• [Task to carry out]:
Transcribe the listing in full, excluding any pictures.

• [Dataset section]:

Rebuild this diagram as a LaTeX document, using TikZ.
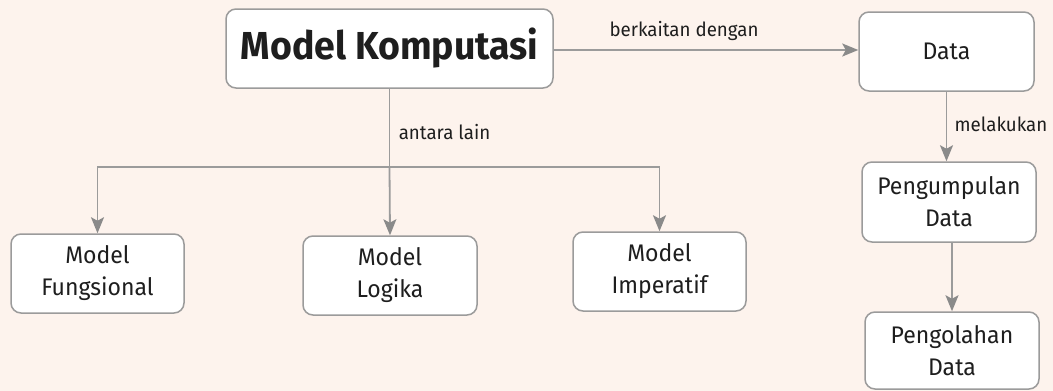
\documentclass[tikz,border=0pt]{standalone}
\usepackage{fontspec}
\setmainfont[FakeStretch=0.96]{Fira Sans}
\usetikzlibrary{arrows.meta}
\definecolor{bgc}{HTML}{FDF3ED}
\definecolor{linec}{HTML}{9B9B9B}
\definecolor{tipc}{HTML}{8A8A8A}
\definecolor{txtc}{HTML}{1E1E1E}
\tikzset{
  box/.style={draw=linec, line width=1.5pt, fill=white, rounded corners=10pt,
    inner sep=0pt, align=center, text=txtc, font=\fontsize{24}{32}\selectfont},
  conn/.style={draw=linec, line width=1.8pt},
  arr/.style={conn, -{Stealth[length=16pt,width=13pt,inset=3.5pt,fill=tipc,color=tipc]}},
  lbl/.style={text=txtc, font=\fontsize{19.5}{24}\selectfont, inner sep=0pt}
}
\begin{document}
\begin{tikzpicture}[x=1pt,y=-1pt]
\fill[bgc] (0,0) rectangle (1053,391);
\useasboundingbox (0,0) rectangle (1053,391);
\node[box, minimum width=327pt, minimum height=79pt, font=\fontsize{39}{44}\bfseries\selectfont] (mk) at (389.5,48.5) {Model Komputasi};
\node[box, minimum width=175pt, minimum height=79pt] (data) at (946.5,51.5) {Data};
\node[box, minimum width=174pt, minimum height=80pt] (pk) at (949,202) {Pengumpulan\\Data};
\node[box, minimum width=174pt, minimum height=77pt] (po) at (952,350.5) {Pengolahan\\Data};
\node[box, minimum width=173pt, minimum height=79pt] (fung) at (97.5,273.5) {Model\\Fungsional};
\node[box, minimum width=174pt, minimum height=79pt] (log) at (390,275.5) {Model\\Logika};
\node[box, minimum width=173pt, minimum height=79pt] (imp) at (659.5,271.5) {Model\\Imperatif};
\coordinate (junc) at (389.5,167);
\coordinate (mke) at (553,50);
\draw[arr] (mke) -- (mke -| data.west);
\node[lbl] (l1) at (684,31) {berkaitan dengan};
\draw[conn] (mk.south) -- (junc);
\node[lbl] (l2) at (444.5,132) {antara lain};
\draw[arr] (junc) -| (fung.north);
\draw[arr] (junc) -| (imp.north);
\draw[arr] (junc) -- (log.north);
\draw[arr] (data.south) -- (data.south |- pk.north);
\node[lbl] (l3) at (1001,124) {melakukan};
\draw[arr] (po.north |- pk.south) -- (po.north);
\end{tikzpicture}
\end{document}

• [Correct response]:
Rebuild this diagram as a LaTeX document, using TikZ.
\documentclass[tikz,border=0pt]{standalone}
\usepackage{fontspec}
\setmainfont[FakeStretch=0.96]{Fira Sans}
\usetikzlibrary{arrows.meta}
\definecolor{bgc}{HTML}{FDF3ED}
\definecolor{linec}{HTML}{9B9B9B}
\definecolor{tipc}{HTML}{8A8A8A}
\definecolor{txtc}{HTML}{1E1E1E}
\tikzset{
  box/.style={draw=linec, line width=1.5pt, fill=white, rounded corners=10pt,
    inner sep=0pt, align=center, text=txtc, font=\fontsize{24}{32}\selectfont},
  conn/.style={draw=linec, line width=1.8pt},
  arr/.style={conn, -{Stealth[length=16pt,width=13pt,inset=3.5pt,fill=tipc,color=tipc]}},
  lbl/.style={text=txtc, font=\fontsize{19.5}{24}\selectfont, inner sep=0pt}
}
\begin{document}
\begin{tikzpicture}[x=1pt,y=-1pt]
\fill[bgc] (0,0) rectangle (1053,391);
\useasboundingbox (0,0) rectangle (1053,391);
\node[box, minimum width=327pt, minimum height=79pt, font=\fontsize{39}{44}\bfseries\selectfont] (mk) at (389.5,48.5) {Model Komputasi};
\node[box, minimum width=175pt, minimum height=79pt] (data) at (946.5,51.5) {Data};
\node[box, minimum width=174pt, minimum height=80pt] (pk) at (949,202) {Pengumpulan\\Data};
\node[box, minimum width=174pt, minimum height=77pt] (po) at (952,350.5) {Pengolahan\\Data};
\node[box, minimum width=173pt, minimum height=79pt] (fung) at (97.5,273.5) {Model\\Fungsional};
\node[box, minimum width=174pt, minimum height=79pt] (log) at (390,275.5) {Model\\Logika};
\node[box, minimum width=173pt, minimum height=79pt] (imp) at (659.5,271.5) {Model\\Imperatif};
\coordinate (junc) at (389.5,167);
\coordinate (mke) at (553,50);
\draw[arr] (mke) -- (mke -| data.west);
\node[lbl] (l1) at (684,31) {berkaitan dengan};
\draw[conn] (mk.south) -- (junc);
\node[lbl] (l2) at (444.5,132) {antara lain};
\draw[arr] (junc) -| (fung.north);
\draw[arr] (junc) -| (imp.north);
\draw[arr] (junc) -- (log.north);
\draw[arr] (data.south) -- (data.south |- pk.north);
\node[lbl] (l3) at (1001,124) {melakukan};
\draw[arr] (po.north |- pk.south) -- (po.north);
\end{tikzpicture}
\end{document}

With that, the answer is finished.